All 529 plans are set up at the state level, but you don’t have to be a resident of a particular state to enroll in its plan. If you live in Florida, for example, it’s perfectly OK to enroll in California’s plan. (See “Disadvantages,” below, to find out why you might want to do this.)
Although contributions aren’t deductible on your federal taxes, you won’t be taxed when you withdraw money from the plan provided you use it for qualified education expenses. However, if you live in one of the more than 30 states that offer state income tax advantages for using that state’s plan, you may get a full or partial tax deduction or credit.
There are no income, age or annual contribution limits for 529 plans, although you have to be careful of gift tax implications if you contribute too much in one year. If you do, talk to a tax professional as there can be ways around this.
Finally, a 529 plan isn’t a complicated investment product to manage. It’s largely based on a “set it and forget it” model where you elect a certain track, contribute regularly and watch the balance grow.
First, because it’s specifically for education expenses, you have to use the money for the intended purpose or pay the price—literally. Although only the earnings portion is subject to taxes and penalties, you would have to pay normal income tax and a 10 percent penalty to take the money back. There are ways to claim an exemption from the 10 percent penalty, but you’ll still be on the hook for the taxes. If nothing else, as discussed above, you could make yourself the beneficiary and use the funds to further your own education.
Second, the investment options are limited. Offers vary widely among states and some state 529 plans perform much better than others, but if you’re a savvy investor, you may not like the options you’re given. Make sure you also compare fees.
The Roth IRA
You may know the Roth IRA as a retirement vehicle but you can use it for college saving as well. Like the 529, there is no income tax deduction when you contribute to a Roth IRA, so any contributions you make can be withdrawn without paying taxes or penalties, provided you’ve had it for at least five years.
Some people will withdraw their contributions at a later date to pay at least a portion of their children’s college expenses. The real magic of the Roth IRA happens if you waited until later in life to have kids or you’re saving for grandkids: Once you reach 59½ all of your withdrawals—earnings as well as contributions—are tax free. That means 100 percent of your withdrawals can go to college expenses. If you’re not 59½ or older, any money you earned will be subject to income taxes but not an early withdrawal penalty as long as it’s used for college expenses.
What’s more, the money you don’t end up spending on college can remain in the Roth to fund your own retirement.

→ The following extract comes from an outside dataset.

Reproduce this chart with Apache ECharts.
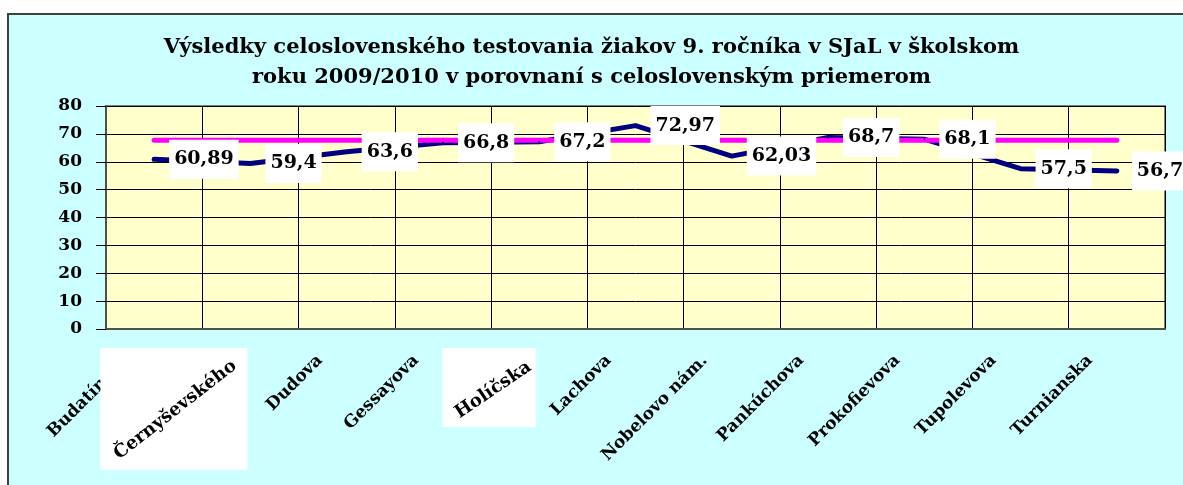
<!DOCTYPE html>
<html>
<head>
<meta charset="utf-8">
<script src="https://cdn.jsdelivr.net/npm/echarts@6/dist/echarts.min.js"></script>
<style>
  html, body { margin: 0; padding: 0; background: #fff; overflow: hidden; }
  .ramik {
    position: absolute; left: 7px; top: 13px; width: 1200px; height: 500px;
    border: 2px solid #404040; background: #ccffff;
  }
  #main { position: absolute; left: 0; top: 0; width: 1183px; height: 485px; }
</style>
</head>
<body>
<div class="ramik"></div>
<div id="main"></div>
<script>
// skoly (ulice) na osi x
var skoly = ["Budatínska", "Černyševského", "Dudova", "Gessayova", "Holíčska", "Lachova",
  "Nobelovo nám.", "Pankúchova", "Prokofievova", "Tupolevova", "Turnianska"];
// vysledky skol v %
var vysledky = [60.89, 59.4, 63.6, 66.8, 67.2, 72.97, 62.03, 68.7, 68.1, 57.5, 56.7];
// celoslovensky priemer
var priemer = [67.7, 67.7, 67.7, 67.7, 67.7, 67.7, 67.7, 67.7, 67.7, 67.7, 67.7];
// os y: min, max, krok
var osY = [0, 80, 10];
// tieto nazvy boli v povodnom grafe vlozene ako obrazky (biely ramik)
var obrazkove = ["Černyševského", "Holíčska"];

var pismo = "DejaVu Serif";

var option = {
  animation: false,
  title: {
    text: "Výsledky celoslovenského testovania žiakov 9. ročníka v SJaL v školskom\nroku 2009/2010 v porovnaní s celoslovenským priemerom",
    left: "center",
    top: 28,
    textStyle: {
      fontFamily: pismo,
      fontWeight: "bold",
      fontSize: 21,
      lineHeight: 30,
      color: "#000",
    },
  },
  grid: {
    left: 106,
    right: 18,
    top: 106,
    bottom: 156,
    show: true,
    backgroundColor: "#ffffcc",
    borderColor: "#808080",
    borderWidth: 2,
  },
  xAxis: {
    type: "category",
    data: skoly,
    boundaryGap: true,
    axisLine: { lineStyle: { color: "#505050", width: 2 } },
    axisTick: { length: 7, lineStyle: { color: "#000" } },
    splitLine: { show: true, lineStyle: { color: "#000", width: 1 } },
    axisLabel: {
      interval: 0,
      rotate: 45,
      margin: 2,
      padding: [0, 38, 0, 0],
      fontFamily: pismo,
      fontWeight: "bold",
      fontSize: 17,
      color: "#000",
      formatter: function (v) {
        return obrazkove.indexOf(v) >= 0 ? "" : v;
      },
    },
  },
  yAxis: {
    type: "value",
    min: osY[0],
    max: osY[1],
    interval: osY[2],
    axisLine: { show: true, lineStyle: { color: "#505050", width: 2 } },
    axisTick: { show: true, length: 10, lineStyle: { color: "#000" } },
    splitLine: { lineStyle: { color: "#000", width: 1 } },
    axisLabel: {
      margin: 24,
      fontFamily: pismo,
      fontWeight: "bold",
      fontSize: 17,
      color: "#000",
    },
  },
  series: [
    {
      name: "škola",
      type: "line",
      data: vysledky,
      symbol: "circle",
      symbolSize: 2,
      lineStyle: { color: "#000080", width: 5, cap: "round", join: "round" },
      itemStyle: { color: "#000080" },
      label: {
        show: true,
        position: "right",
        distance: 14,
        backgroundColor: "#fff",
        padding: [10, 5],
        fontFamily: pismo,
        fontWeight: "bold",
        fontSize: 19,
        color: "#000",
        formatter: function (p) {
          return String(p.value).replace(".", ",");
        },
      },
    },
    {
      name: "celoslovenský priemer",
      type: "line",
      data: priemer,
      symbol: "none",
      lineStyle: { color: "#ff00ff", width: 5, cap: "round" },
    },
  ],
};

var myChart = echarts.init(document.getElementById("main"));
myChart.setOption(option);

// biele ramiky s nazvami, ako v povodnom grafe
var y0 = myChart.convertToPixel({ yAxisIndex: 0 }, osY[0]);
var ramiky = [
  { vlavo: 150, sirka: 147, vyska: 122, tx: 75, ty: 81, uhol: 38 },
  { vlavo: 97, sirka: 94, vyska: 79, tx: 46, ty: 61, uhol: 34 },
];
var graphic = [];
obrazkove.forEach(function (nazov, k) {
  var cx = myChart.convertToPixel({ xAxisIndex: 0 }, skoly.indexOf(nazov));
  var r = ramiky[k];
  graphic.push({
    type: "rect",
    z: 100,
    shape: { x: cx - r.vlavo, y: y0 + 19, width: r.sirka, height: r.vyska },
    style: { fill: "#fff" },
  });
  graphic.push({
    type: "text",
    z: 101,
    x: cx - r.tx,
    y: y0 + r.ty,
    rotation: (r.uhol * Math.PI) / 180,
    style: {
      text: nazov,
      font: "bold 18px " + pismo,
      fill: "#000",
      align: "center",
      verticalAlign: "middle",
    },
  });
});
myChart.setOption({ graphic: graphic });
</script>
</body>
</html>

First, the annual contribution limit is low. As of 2017 you can only contribute $5,500—or $6,500 if you’re age 50 or older. That means that over the course of 18 years you could contribute up to $99,000, or $198,000 if you and your spouse both contributed. Generally speaking, both of you would have to contribute the full amount to fund a child’s college education on contributions alone.
Second, there’s no state income tax deduction.
Third, a Roth IRA isn’t a good vehicle if you plan to have friends and family contribute to the college fund. A 529 plan works better for that.
Finally, by using a retirement account for college savings, you’re lowering the amount of money you can save for your own retirement in those years. If using a Roth to save for college impacts your retirement savings because you bump up against annual contribution limits, it might be best to use the 529.